Sebagai orang Jawa tulen, bertani atau berkebun adalah hobi warisan genetik saya di luar pekerjaan sehari-hari di bidang teknik. Tapi ketika bekerja dan tinggal di Balikpapan, berkebun memiliki tantangannya sendiri. Kalau di Jawa banyak terdapat gunung berapi yang membuat tanah Jawa begitu subur sehingga ibarat tinggal menancapkan tongkat saja besoknya sudah tumbuh pohon baru (kata Koes Plus), di Kalimantan banyak gunung batubara. Akibatnya tanah di Kalimantan tidak terlalu subur. Seringkali tanaman menjadi kering sendiri karena sang akar tersengat panas yang tersimpan dalam tanah, Karena itulah untuk menyalurkan hobi berkebun semua warga Balikpapan lebih suka menanam dalam pot atau polibag.
Lain halnya kalau Anda pergi ke pelosok Kalimantan. Di sana Anda akan menemui tanah berawa becek yang kita sebut sebagai tanah gambut. Di beberapa daerah ada lahan gambut yang di lapisan bawahnya terdapat pasir kuarsa. Di daerah yang lain ada lahan gambut yang di bawahnya terdapat kandungan racun dan logam tinggi seperti pirit, aluminium, besi dan mangan. Karena itulah saya angkat topi terhadap keuletan para transmigran dari Jawa yang dengan tekun dan sabar mau menjadi petani di Kalimantan sini, padahal tanaman musiman tidak akan bertahan karena unsur haranya yang sangat kurang.
Di penghujung masa pemerintahan Soeharto terdapat Proyek Pengembangan Lahan Gambut Sejuta Hektar. Saat itu ada solusi instan dari pemerintah. 1 ton kapur di tebar di atas setiap 1 hektar lahan gambut. Tapi kalau Sungai Kapuas meluap, tanah kembali menjadi asam karena kapurnya sudah tercuci kembali. Solusi lain untuk membangun sistem drainase, ternyata membuat Pirit masuk ke sungai dan membunuh ikan-ikan di sungai.

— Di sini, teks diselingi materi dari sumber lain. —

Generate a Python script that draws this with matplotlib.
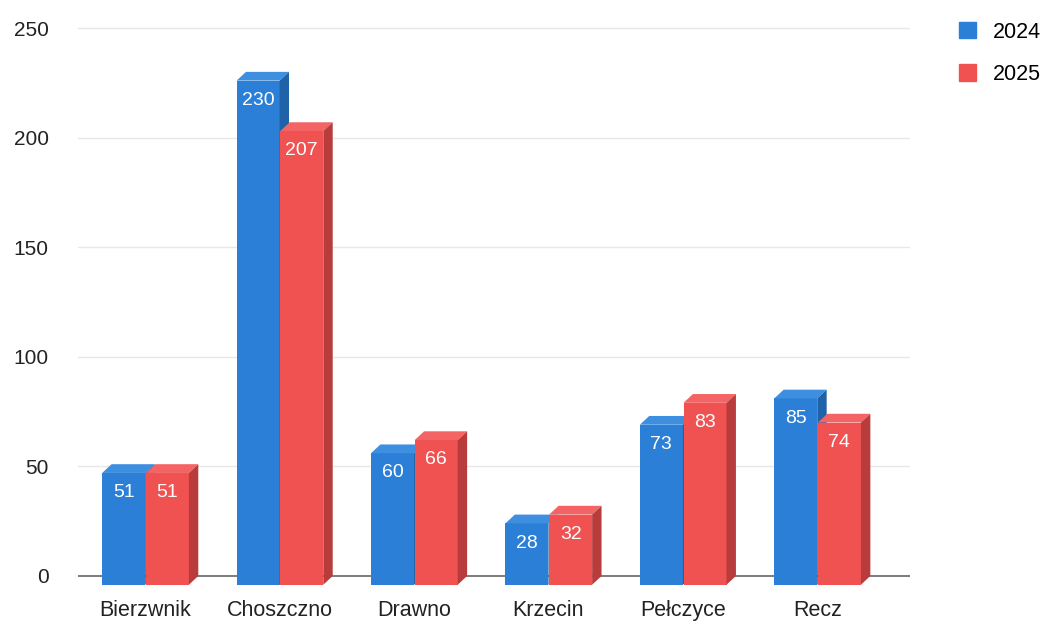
import matplotlib.pyplot as plt
from matplotlib.patches import Polygon, Patch

plt.rcParams['font.family'] = ['Liberation Sans', 'DejaVu Sans']

categories = ['Bierzwnik', 'Choszczno', 'Drawno', 'Krzecin', 'Pełczyce', 'Recz']
vals_2024 = [51, 230, 60, 28, 73, 85]
vals_2025 = [51, 207, 66, 32, 83, 74]
series = ['2024', '2025']

front = {'2024': '#2b7fd6', '2025': '#f05252'}
top = {'2024': '#3f8fe0', '2025': '#f46464'}
side = {'2024': '#1f62a8', '2025': '#b83c3c'}

W = 0.32   # front width
DX = 0.07  # depth in x
DY = 4.0   # depth in y

fig = plt.figure(figsize=(10.45, 6.21), dpi=100)
ax = fig.add_axes([78/1045, 27.5/621, 832/1045, 587.4/621])
ax.set_xlim(-0.5, 5.69)
ax.set_ylim(-8, 260)

for t in [50, 100, 150, 200, 250]:
    ax.axhline(t, color='#e8e8e8', lw=1, zorder=0)
ax.axhline(0, color='#666666', lw=1.2, zorder=0)


def box(x0, v, name):
    ax.add_patch(Polygon([(x0, -DY), (x0 + W, -DY), (x0 + W, v - DY), (x0, v - DY)],
                         closed=True, fc=front[name], ec='none', zorder=2))
    ax.add_patch(Polygon([(x0, v - DY), (x0 + DX, v), (x0 + W + DX, v), (x0 + W, v - DY)],
                         closed=True, fc=top[name], ec='none', zorder=2))
    ax.add_patch(Polygon([(x0 + W, -DY), (x0 + W + DX, 0), (x0 + W + DX, v), (x0 + W, v - DY)],
                         closed=True, fc=side[name], ec='none', zorder=2))
    ax.text(x0 + W / 2, v - DY - 9, str(v), color='white', fontsize=14,
            ha='center', va='center', zorder=3)


for i in range(len(categories)):
    box(i - W, vals_2024[i], '2024')
    box(i + 0.005, vals_2025[i], '2025')

for s in ax.spines.values():
    s.set_visible(False)
ax.set_yticks([0, 50, 100, 150, 200, 250])
ax.set_xticks(range(len(categories)))
ax.set_xticklabels(categories)
ax.tick_params(axis='both', length=0, labelsize=15, colors='#222222')
ax.tick_params(axis='y', pad=21)
ax.tick_params(axis='x', pad=5, labelsize=15.5)

handles = [Patch(color=front[s]) for s in series]
fig.legend(handles, series, loc='upper right', bbox_to_anchor=(1.017, 1.0),
           frameon=False, fontsize=15.5, handlelength=0.8, handleheight=0.8,
           labelspacing=1.0, handletextpad=0.8, borderaxespad=0.6)

fig.savefig('out.png', dpi=100)
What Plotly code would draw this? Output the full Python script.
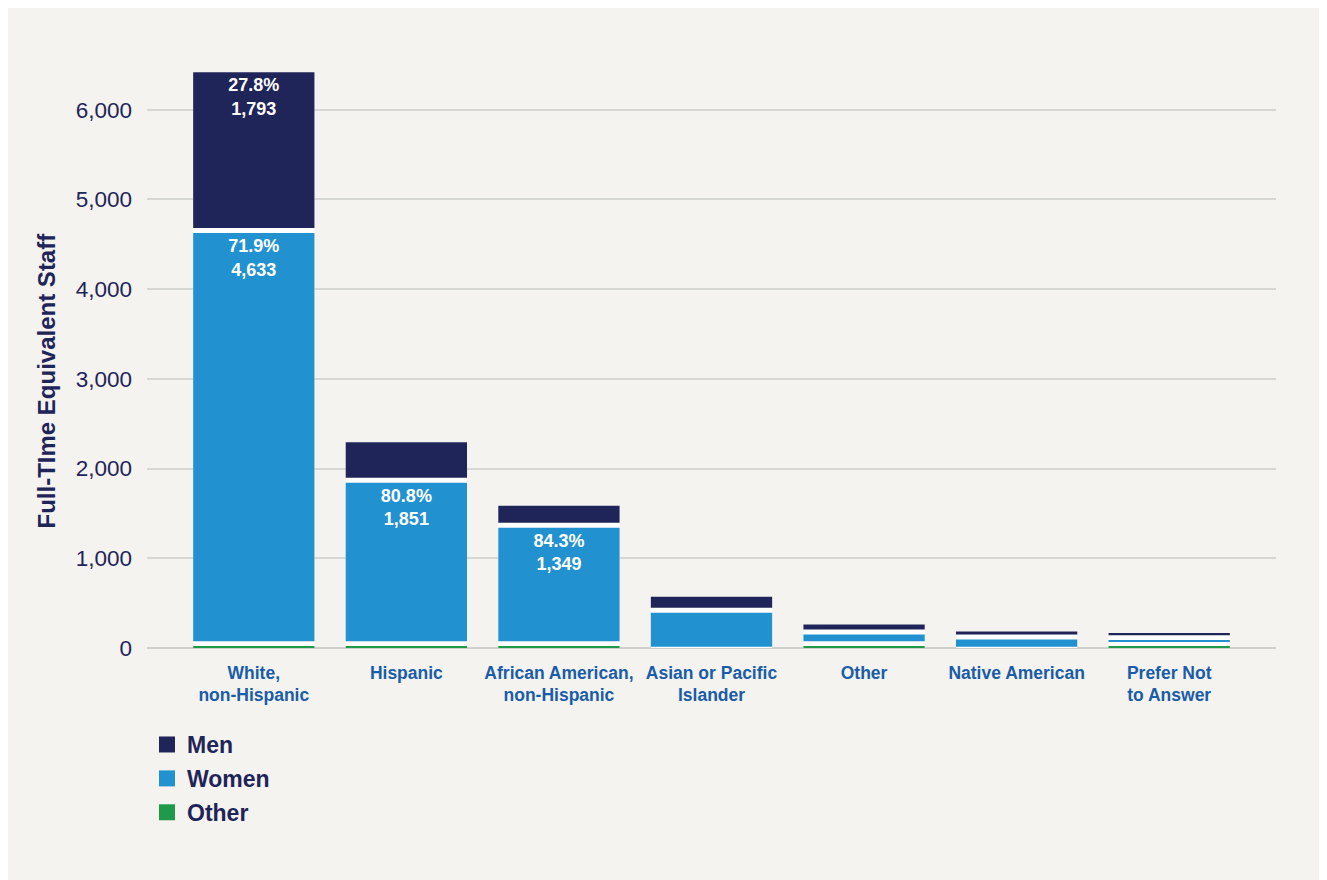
import plotly.graph_objects as go

# data
categories = ["White,<br>non-Hispanic", "Hispanic", "African American,<br>non-Hispanic",
              "Asian or Pacific<br>Islander", "Other", "Native American", "Prefer Not<br>to Answer"]
men = [1793, 450, 245, 180, 111, 89, 80]
women = [4633, 1851, 1349, 420, 159, 123, 95]
other = [20, 20, 20, 0, 20, 0, 20]
men_pct = ["27.8%", "", "", "", "", "", ""]
women_pct = ["71.9%", "80.8%", "84.3%", "", "", "", ""]

NAVY = "#1f2459"
BLUE = "#2291d0"
GREEN = "#1f9a4a"
BG = "#f4f3ef"
HALF_GAP = 28  # white gap between stacked segments, in data units

totals = [m + w + o for m, w, o in zip(men, women, other)]
women_base = [o + (2 * HALF_GAP if o > 0 else HALF_GAP / 2) for o in other]
women_top = [o + w - HALF_GAP for o, w in zip(other, women)]
men_base = [o + w + HALF_GAP for o, w in zip(other, women)]
men_top = [t - HALF_GAP for t in totals]


def label(pct, val):
    return f"<b>{pct}<br>{val:,}</b>" if pct else ""


ticktext = [f"<b>{c}</b>" for c in categories]
bar_font = dict(color="white", size=18, family="Liberation Sans, Arial")

fig = go.Figure()

# white backing so the gaps between segments read as white
fig.add_trace(go.Bar(x=categories, y=men_top, base=[0] * len(categories),
                     marker=dict(color="white", line=dict(width=0)),
                     showlegend=False, hoverinfo="skip"))

fig.add_trace(go.Bar(x=categories, y=other, base=[0] * len(categories), name="Other",
                     marker=dict(color=GREEN, line=dict(width=0)), showlegend=False))

fig.add_trace(go.Bar(
    x=categories, y=[t - b for t, b in zip(women_top, women_base)], base=women_base,
    name="Women", marker=dict(color=BLUE, line=dict(width=0)), showlegend=False,
    text=[label(p, v) for p, v in zip(women_pct, women)],
    textposition="inside", insidetextanchor="end", textangle=0, textfont=bar_font,
))

fig.add_trace(go.Bar(
    x=categories, y=[t - b for t, b in zip(men_top, men_base)], base=men_base,
    name="Men", marker=dict(color=NAVY, line=dict(width=0)), showlegend=False,
    text=[label(p, v) for p, v in zip(men_pct, men)],
    textposition="inside", insidetextanchor="end", textangle=0, textfont=bar_font,
))

# legend entries (square swatches)
for name, col in [("Men", NAVY), ("Women", BLUE), ("Other", GREEN)]:
    fig.add_trace(go.Scatter(x=[None], y=[None], mode="markers", name=f"<b>{name}</b>",
                             legendgroup=name,
                             marker=dict(symbol="square", size=16, color=col)))

fig.update_layout(
    width=1327, height=880,
    barmode="overlay", bargap=0.205,
    paper_bgcolor=BG, plot_bgcolor=BG,
    margin=dict(l=139, r=59, t=30, b=240),
    font=dict(family="Liberation Sans, Arial", color=NAVY),
    legend=dict(
        x=0.0, y=-0.123, xanchor="left", yanchor="top",
        orientation="v", tracegroupgap=1,
        font=dict(size=23, color=NAVY, family="Liberation Sans, Arial"),
        bgcolor="rgba(0,0,0,0)",
    ),
    annotations=[dict(
        text="<b>Full-TIme Equivalent Staff</b>", textangle=-90,
        xref="paper", yref="paper", x=-0.0886, y=0.4385,
        xanchor="center", yanchor="middle", showarrow=False,
        font=dict(size=24, color=NAVY, family="Liberation Sans, Arial"),
    )],
)

fig.update_xaxes(
    type="category", range=[-0.7, 6.7],
    tickvals=categories, ticktext=ticktext,
    showgrid=False, showline=False, ticks="",
    tickfont=dict(size=17.5, color="#1a5ca8", family="Liberation Sans, Arial"),
    ticklabelstandoff=12,
)

fig.update_yaxes(
    range=[0, 6800], tickvals=[0, 1000, 2000, 3000, 4000, 5000, 6000],
    tickformat=",", showgrid=True, gridcolor="#d6d6d3", gridwidth=1.5,
    zeroline=True, zerolinecolor="#cfd0cc", zerolinewidth=2,
    showline=False, ticks="",
    tickfont=dict(size=22.5, color=NAVY, family="Liberation Sans, Arial"),
    ticklabelstandoff=14,
)

fig.write_html("out.html")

Saya menggunakan pupuk organik dalam berkebun menggunakan pot atau polibag. Karena itu saya sungguh bangga saat membaca artikel tulisan Asni Harismi di Media Indonesia edisi Kamis, 4 Februari 2010 mengenai sosok berprestasi bernama Ali Zum Mashar. Rasa kagum, bangga dan penasaran terhadap sosok Pak Ali semakin menjadi bukti yang kesekian bahwa faktanya adalah pemerintah yang selalu terlambat dan bermasalah, sementara rakyatnya banyak pintar, cerdas dan kreatif mencari solusi.
Di artikel tersebut ditulis bahwa pada tahun 1996, Ali pergi ke Palangkaraya sambil membawa strain mikroba temuannya saat kuliah. Dia mencobakan mikroba tersebut ke dalam pot tanah gambut bercampur pasir kuarsa dengan tanaman tomat. Dan cara ini berhasil.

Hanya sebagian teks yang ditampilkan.